The Bahamas will register growth of 2.2 per cent this year, declining to 1.9 per cent in 2027, while Barbados growth this year is 2.7 per cent increasing to three per cent in 2027.
Belize will register economic growth of2.4 per cent this year, decreasing slightly to 2.2 per cent in 2027, while Dominica’s growth of 2.8 per cent this year, will increase slightly to 2.9 the following year.
Grenada’s economic growth of 3.1 per cent this year, will decline slightly to three per cent next year, while Guyana with economic growth of 16.3 per cent this year, will register growth of23.5 per cent in 2027.
Haiti will have growth of 0.6 per cent this year, climbing to1.9 per cent next year.
St Lucia will register economic growth of 1.9 per cent this year, declining slightly to 1.8 the following year, while St Vincent and the Grenadines’ economic growth of three per cent this year will be bettered the following year, reaching 3.1 per cent, and Suriname is also expected to register growth moving from four per cent this year to 4.5 per cent in 2027.
Trinidad and Tobago’s economic growth of 0.7 per cent this year will increase to 3.2 per cent next year, according to the World Bank projections.
The report argues that, with the right policies, the region can pivot and harness its natural resources, energy potential, and reform momentum to create quality jobs and foster more inclusive and productive growth.
“Latin America and the Caribbean have the assets—and the reform capacity—to achieve far more. The central ambition should be clear: create quality jobs that power growth and lift productivity,” said Susana Cordeiro Guerra, World Bank Vice President for Latin America and the Caribbean.
The World Bank said consumer spending continues to support growth, but only modestly. Investment remains weak, as firms are holding back amid a difficult external environment in which global interest rates are expected to stay high, growth in advanced economies and China is slowing, as well as uncertainty in trade policy.
It said geopolitical tensions, including the conflict in the Middle East, have compounded the challenge, pushing energy prices higher and introducing inflationary risks that could delay monetary easing. These factors place additional pressure on governments already operating under tight fiscal constraints.

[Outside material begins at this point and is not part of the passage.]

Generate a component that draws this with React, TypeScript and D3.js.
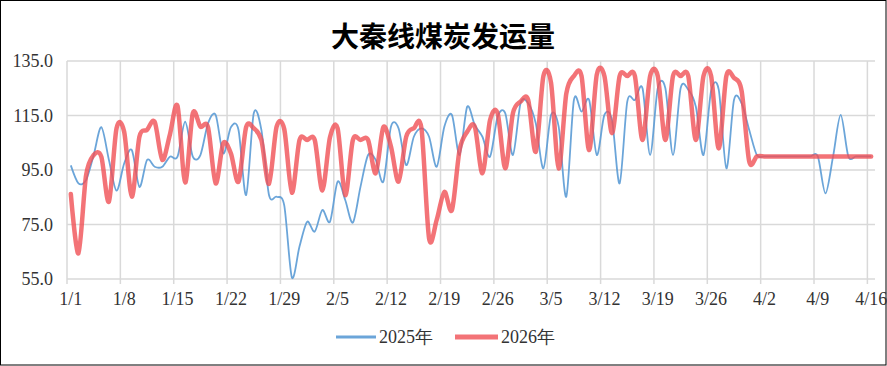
import * as d3 from 'd3';

// Daily categories 1/1 .. 4/16 (106 days)
const tickLabels = ['1/1', '1/8', '1/15', '1/22', '1/29', '2/5', '2/12', '2/19', '2/26', '3/5', '3/12', '3/19', '3/26', '4/2', '4/9', '4/16'];
const yTicks = [55, 75, 95, 115, 135];
const seriesNames = ['2025年', '2026年'];

const values2025 = [
  96.7, 90.1, 91.3, 100.5, 110.7, 98.7, 87.4, 97.4, 102.3, 88.8,
  98.7, 96.2, 96.2, 99.9, 99.9, 112.7, 99.9, 100.5, 112.1, 115.2,
  101.1, 110.7, 109.7, 85.8, 115.8, 109.7, 85.8, 85.2, 82, 55.6,
  66.9, 76, 72.4, 80.3, 76, 90.7, 84, 75.7, 88.8, 100.5,
  98.7, 90.7, 110.9, 110.3, 96.8, 107.2, 110.3, 107.2, 96.2, 110.9,
  115.2, 100.5, 118.2, 111.5, 107.2, 99.9, 114.6, 115.8, 100.5, 119.5,
  119.5, 112.1, 95.6, 115.2, 110.9, 85.2, 120.7, 116.4, 120.7, 100.5,
  115.2, 113.3, 90.1, 120.1, 120.7, 125, 100.5, 125, 125, 100.5,
  125, 124.5, 118.2, 100.5, 124, 124.5, 95.6, 120.7, 119.5, 109.7,
  100.5, 100, 100, 100, 100, 100, 100, 100, 100, 86.4,
  100, 115.2, 100, 100, 100, 100,
];

const values2026 = [
  86.2, 64.4, 93, 100.5, 99.9, 83.4, 110.3, 109, 85.2, 107.2,
  109.7, 112.7, 98.7, 108, 118.5, 90.4, 115.8, 110.9, 110.7, 90.1,
  104.8, 101.1, 90.7, 110.7, 110.3, 106, 89.9, 110.9, 110, 86.7,
  106, 106, 106, 87.5, 107, 110.3, 85.8, 106, 106, 106,
  93.8, 110.7, 103.6, 90.7, 107.2, 110.3, 110.3, 69.9, 76.7, 87,
  80.3, 102.3, 109, 110.9, 93.8, 113.3, 115.8, 95.6, 115.8, 120.1,
  120.7, 101.7, 129.5, 127, 95.6, 123, 129.5, 129.5, 102.3, 130,
  129.5, 108.5, 129.5, 129.5, 129.5, 106, 129.5, 129.5, 106, 129.5,
  129.5, 129.5, 106, 129.5, 129.5, 102.9, 129.5, 128.8, 124, 98.1,
  100, 100, 100, 100, 100, 100, 100, 100, 100, 100,
  100, 100, 100, 100, 100, 100,
];

const W = 887;
const H = 366;
const plot = { left: 67, right: 875, top: 61, bottom: 279 };
const GRID = '#D9D9D9';
const BLUE = '#5B9BD5';
const RED = 'rgb(240,80,85)';
const labelStyle = { fontFamily: "'Liberation Serif', 'Times New Roman', serif", fontSize: 18 };

export default function App() {
  const nDays = values2026.length;
  const x = d3.scaleLinear().domain([0, nDays]).range([plot.left, plot.right]);
  const y = d3.scaleLinear().domain([55, 135]).range([plot.bottom, plot.top]);

  // points sit in the middle of each day slot
  const line = d3
    .line<number>()
    .x((_, i) => x(i + 0.5))
    .y((d) => y(d))
    .curve(d3.curveCardinal.tension(0.1));

  const gridDays = tickLabels.map((_, i) => i * 7);

  return (
    <svg width={W} height={H} style={{ position: 'absolute', left: 0, top: 0, background: '#fff' }}>
      <rect x={0.5} y={0.5} width={W - 1.5} height={H - 1.5} fill="#fff" stroke="#000" strokeWidth={1} />

      <text x={443} y={47} textAnchor="middle" style={{ fontFamily: "'Noto Sans CJK SC', sans-serif", fontWeight: 700, fontSize: 28 }} fill="#000">
        大秦线煤炭发运量
      </text>

      {/* horizontal grid + y labels */}
      {yTicks.map((t) => (
        <g key={t}>
          <line x1={plot.left} x2={plot.right} y1={y(t)} y2={y(t)} stroke={GRID} strokeWidth={1.5} />
          <text x={53} y={y(t) + 6} textAnchor="end" style={labelStyle} fill="#333">
            {t.toFixed(1)}
          </text>
        </g>
      ))}

      {/* vertical grid, ticks and x labels */}
      {gridDays.map((d, i) => (
        <g key={d}>
          <line x1={x(d)} x2={x(d)} y1={plot.top} y2={plot.bottom + 5} stroke={GRID} strokeWidth={1.5} />
          <text x={x(d + 0.5)} y={305} textAnchor="middle" style={labelStyle} fill="#333">
            {tickLabels[i]}
          </text>
        </g>
      ))}

      <path d={line(values2025) ?? ''} fill="none" stroke={BLUE} strokeOpacity={0.9} strokeWidth={1.8} />
      <path d={line(values2026) ?? ''} fill="none" stroke={RED} strokeOpacity={0.8} strokeWidth={4.5} strokeLinecap="round" strokeLinejoin="round" />

      {/* legend */}
      <line x1={336} x2={376} y1={337} y2={337} stroke={BLUE} strokeOpacity={0.9} strokeWidth={3} />
      <text x={379} y={343} style={labelStyle} fill="#333">{seriesNames[0]}</text>
      <line x1={455} x2={498} y1={337} y2={337} stroke={RED} strokeOpacity={0.8} strokeWidth={5} />
      <text x={501} y={343} style={labelStyle} fill="#333">{seriesNames[1]}</text>
    </svg>
  );
}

According to the World Bank, public debt ratios, though stabilised, remain high by historical standards, and elevated interest payments crowd out spending on infrastructure and social investment, the areas most critical to long-term growth.
Restoring business confidence, unlocking private investment, and raising productivity are essential. The region has strategic strengths to build on: approximately 50 per cent of global lithium reserves, one third of copper, a relatively clean energy mix, and, in several countries, a reform momentum that is gaining ground. Harnessing these assets to boost growth and create quality jobs will require building technical and entrepreneurial foundations for sustained competitiveness.
Across the region, some governments are turning to industrial policy to tap into this potential. The report argues that the effectiveness of any such strategy will depend on getting the basics right first.
“For Latin America and the Caribbean to increase growth and diversify its economies, industrial or productivity policies need to invest in the base: skills, openness, and strong institutions, the conditions that allow firms to place bets, innovate, compete, and grow,” said William Maloney, World Bank Group Chief Economist for Latin America and the Caribbean.
The report highlights four recommendations to build this base, namely closing skills gaps through education, technical training, and management development; expanding access to finance and strengthening insolvency frameworks so firms can take risks and grow; deepening trade integration to boost competitiveness and technology adoption and building institutional capacity to design policies that can identify market failures, adjust course, and sustain results.